For highly complex roles that require the new hire to hit the ground running, a cognitive test that includes work task simulations could be the perfect tool to ensure that significant training and onboarding will not be needed. As Schmidt’s research (summarized in the chart above) indicated, cognitive tests had a high predictive value for highly complex jobs.
If one is seeking a reliable prediction related to future performance, however, a 20th century assessment is not the appropriate tool.
The 21st Century Solution to Problematic Assessments
Data analytics can do the heavy lifting of analyzing outcomes related to new hires that businesses wish to optimize – performance outcomes, retention, engagement, or any other measurable metric. A machine learning platform can work through continuous data flows from the employer and the local labor market, and then identify the job applicants who are most likely to produce similar outcomes in similar jobs/departments.

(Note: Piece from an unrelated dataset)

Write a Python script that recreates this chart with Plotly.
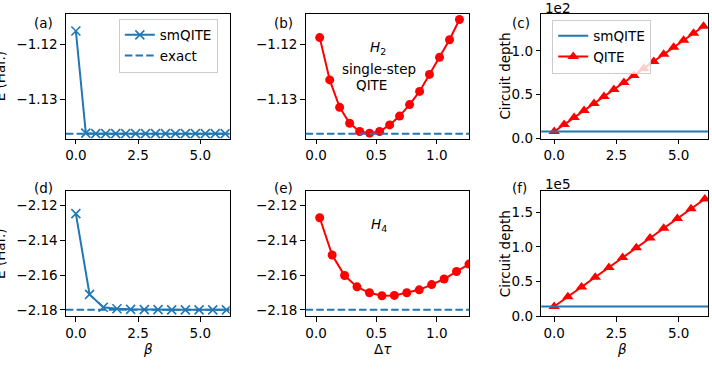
import plotly.graph_objects as go

# ---------------- data ----------------
beta_a = [0.0, 0.4, 0.8, 1.2, 1.6, 2.0, 2.4, 2.8, 3.2, 3.6, 4.0, 4.4, 4.8, 5.2, 5.6, 6.0]
e_smqite_h2 = [-1.1175, -1.1361, -1.1362, -1.1362, -1.1362, -1.1362, -1.1362, -1.1362,
               -1.1362, -1.1362, -1.1362, -1.1362, -1.1362, -1.1362, -1.1362, -1.1362]
exact_h2 = -1.1362

dtau_b = [0.03, 0.113, 0.195, 0.278, 0.361, 0.443, 0.526, 0.609, 0.691, 0.774, 0.857, 0.939, 1.022, 1.105, 1.187]
e_single_h2 = [-1.1187, -1.1264, -1.1314, -1.1343, -1.1358, -1.1361, -1.1358, -1.1346,
               -1.1330, -1.1309, -1.1285, -1.1254, -1.1223, -1.1191, -1.1154]

depth_smqite_h2 = 8
depth_qite_h2 = [8, 16, 24, 32, 40, 48, 56, 64, 72, 80, 88, 96, 104, 112, 120, 128]

beta_d = [0.0, 0.55, 1.1, 1.65, 2.2, 2.75, 3.3, 3.85, 4.4, 4.95, 5.5, 6.05]
e_smqite_h4 = [-2.1247, -2.1711, -2.1785, -2.1794, -2.1797, -2.1799, -2.1799, -2.1800,
               -2.1800, -2.1800, -2.1800, -2.1800]
exact_h4 = -2.1800

dtau_e = [0.03, 0.133, 0.236, 0.339, 0.442, 0.545, 0.648, 0.751, 0.854, 0.957, 1.06, 1.163, 1.266]
e_single_h4 = [-2.1271, -2.1485, -2.1603, -2.1668, -2.1702, -2.1719, -2.1717, -2.1702,
               -2.1685, -2.1655, -2.1623, -2.1580, -2.1537]

depth_smqite_h4 = 14100
depth_qite_h4 = [14100, 28200, 42300, 56400, 70500, 84600, 98700, 112800, 126900, 141000, 155100, 169200]

xt_beta = [0.0, 2.5, 5.0]
xt_dtau = [0.0, 0.5, 1.0]
yt_h2 = [-1.12, -1.13]
yt_h4 = [-2.12, -2.14, -2.16, -2.18]
yt_c = [0, 50, 100]
yt_c_txt = ["0.0", "0.5", "1.0"]
yt_f = [0, 50000, 100000, 150000]
yt_f_txt = ["0.0", "0.5", "1.0", "1.5"]

# ---------------- style ----------------
W, H = 712, 369
BLUE = "#1f77b4"
RED = "#ff0000"
FONT = "DejaVu Sans"
FS = 13.5
DASH = "7.5px,3.2px"

def px_x(p):
    return p / W

def px_y(p):
    return 1 - p / H

col_px = [(65, 229), (305, 469), (541, 708)]
row_px = [(14.3, 141.7), (195.7, 323.3)]

fig = go.Figure()

xranges = [[-0.40, 6.18], [-0.087, 1.269], [-0.52, 6.18],
           [-0.40, 6.18], [-0.087, 1.269], [-0.52, 6.18]]
yranges = [[-1.1371, -1.1144], [-1.1371, -1.1144], [0, 142],
           [-2.1837, -2.112], [-2.1837, -2.112], [0, 180000]]

layout_axes = {}
for i in range(6):
    r, c = divmod(i, 3)
    n = "" if i == 0 else str(i + 1)
    xd = [px_x(col_px[c][0]), px_x(col_px[c][1])]
    yd = [px_y(row_px[r][1]), px_y(row_px[r][0])]
    common = dict(showline=True, mirror=True, linecolor="black", linewidth=1,
                  ticks="outside", ticklen=4.5, tickwidth=1, tickcolor="black",
                  showgrid=False, zeroline=False,
                  tickfont=dict(family=FONT, size=FS, color="black"))
    if c == 1:
        xtv, xtt = xt_dtau, ["%.1f" % v for v in xt_dtau]
    else:
        xtv, xtt = xt_beta, ["%.1f" % v for v in xt_beta]
    layout_axes["xaxis" + n] = dict(common, domain=xd, range=xranges[i], anchor="y" + n,
                                    tickmode="array", tickvals=xtv, ticktext=xtt)
    if c == 2:
        ytv, ytt = (yt_c, yt_c_txt) if r == 0 else (yt_f, yt_f_txt)
    else:
        ytv = yt_h2 if r == 0 else yt_h4
        ytt = [("%.2f" % v).replace("-", "\u2212") for v in ytv]
    layout_axes["yaxis" + n] = dict(common, domain=yd, range=yranges[i], anchor="x" + n,
                                    tickmode="array", tickvals=ytv, ticktext=ytt)

# (a)
fig.add_trace(go.Scatter(x=beta_a, y=e_smqite_h2, mode="lines+markers", name="smQITE",
                         line=dict(color=BLUE, width=2),
                         marker=dict(symbol="x-thin-open", size=9, line=dict(color=BLUE, width=1.6)),
                         xaxis="x", yaxis="y", legend="legend"))
fig.add_trace(go.Scatter(x=[None], y=[None], mode="lines", name="exact",
                         line=dict(color=BLUE, width=2, dash=DASH),
                         xaxis="x", yaxis="y", legend="legend"))
# (b)
fig.add_trace(go.Scatter(x=dtau_b, y=e_single_h2, mode="lines+markers", showlegend=False,
                         line=dict(color=RED, width=2),
                         marker=dict(symbol="circle", size=9, color=RED),
                         xaxis="x2", yaxis="y2"))
# (c)
fig.add_trace(go.Scatter(x=[None], y=[None], mode="lines", name="smQITE",
                         line=dict(color=BLUE, width=2),
                         xaxis="x3", yaxis="y3", legend="legend2"))
fig.add_trace(go.Scatter(x=beta_a, y=depth_qite_h2, mode="lines+markers", name="QITE",
                         line=dict(color=RED, width=2),
                         marker=dict(symbol="triangle-up", size=10, color=RED),
                         xaxis="x3", yaxis="y3", legend="legend2"))
# (d)
fig.add_trace(go.Scatter(x=beta_d, y=e_smqite_h4, mode="lines+markers", showlegend=False,
                         line=dict(color=BLUE, width=2),
                         marker=dict(symbol="x-thin-open", size=9, line=dict(color=BLUE, width=1.6)),
                         xaxis="x4", yaxis="y4"))
# (e)
fig.add_trace(go.Scatter(x=dtau_e, y=e_single_h4, mode="lines+markers", showlegend=False,
                         line=dict(color=RED, width=2),
                         marker=dict(symbol="circle", size=9, color=RED),
                         xaxis="x5", yaxis="y5"))
# (f)
fig.add_trace(go.Scatter(x=beta_d, y=depth_qite_h4, mode="lines+markers", showlegend=False,
                         line=dict(color=RED, width=2),
                         marker=dict(symbol="triangle-up", size=10, color=RED),
                         xaxis="x6", yaxis="y6"))

# horizontal reference lines
hlines = [("x", "y", exact_h2, DASH), ("x2", "y2", exact_h2, DASH), ("x3", "y3", depth_smqite_h2, None),
          ("x4", "y4", exact_h4, DASH), ("x5", "y5", exact_h4, DASH), ("x6", "y6", depth_smqite_h4, None)]
shapes = []
for xa, ya, yv, dash in hlines:
    ln = dict(color=BLUE, width=2)
    if dash:
        ln["dash"] = dash
    shapes.append(dict(type="line", xref=xa + " domain", yref=ya, x0=0, x1=1, y0=yv, y1=yv,
                       line=ln, layer="above"))

def ann(text, x, y, size=FS, angle=0, xanchor="center", yanchor="middle"):
    return dict(text=text, x=px_x(x), y=px_y(y), xref="paper", yref="paper", showarrow=False,
                font=dict(family=FONT, size=size, color="black"), textangle=angle,
                xanchor=xanchor, yanchor=yanchor)

annotations = [
    ann("(a)", 42.5, 23), ann("(b)", 282.5, 23), ann("(c)", 521, 23),
    ann("(d)", 42.5, 192), ann("(e)", 282.5, 192), ann("(f)", 519.5, 192),
    ann("1e2", 557.5, 8), ann("1e5", 557.5, 188),
    ann("<i>H</i><sub>2</sub>", 378, 49), ann("single-step", 379, 71), ann("QITE", 371, 87),
    ann("<i>H</i><sub>4</sub>", 379, 230),
    ann("<i>β</i>", 147, 357), ann("Δ<i>τ</i>", 383, 357), ann("<i>β</i>", 622, 357),
    ann("E (Har.)", -1, 78, angle=-90), ann("E (Har.)", -1, 259.5, angle=-90),
    ann("Circuit depth", 505, 78, angle=-90), ann("Circuit depth", 505, 259.5, angle=-90),
]

legend_style = dict(font=dict(family=FONT, size=FS, color="black"), bgcolor="rgba(255,255,255,0.8)",
                    bordercolor="#cccccc", borderwidth=1, xanchor="left", yanchor="top",
                    itemwidth=30, tracegroupgap=0)

fig.update_layout(
    width=W, height=H, margin=dict(l=0, r=0, t=0, b=0),
    paper_bgcolor="white", plot_bgcolor="white",
    font=dict(family=FONT, size=FS, color="black"),
    legend=dict(legend_style, x=px_x(118), y=px_y(19)),
    legend2=dict(legend_style, x=px_x(552), y=px_y(20)),
    shapes=shapes, annotations=annotations,
    **layout_axes,
)

fig.write_html("out.html")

Once employers select outcomes to optimize, Arena’s machine learning platform can integrate into the hiring process and begin analyzing applicants, their own recent hires, and the data sources that Arena mines to build predictive algorithms. Recruiters and hiring managers need not change their existing workflows – they simply receive prediction scores alongside all other applicant information.
It is Arena’s outcome data that gives it the ability to be accurate in its predictions and to stand behind that accuracy. Employers will receive regular data visualizations and guided data deep dives that demonstrate the measurable impact. They will observe the outcomes at work and among their workforce. They can finally move past the PhD theoretical models of validity and experience true efficacy.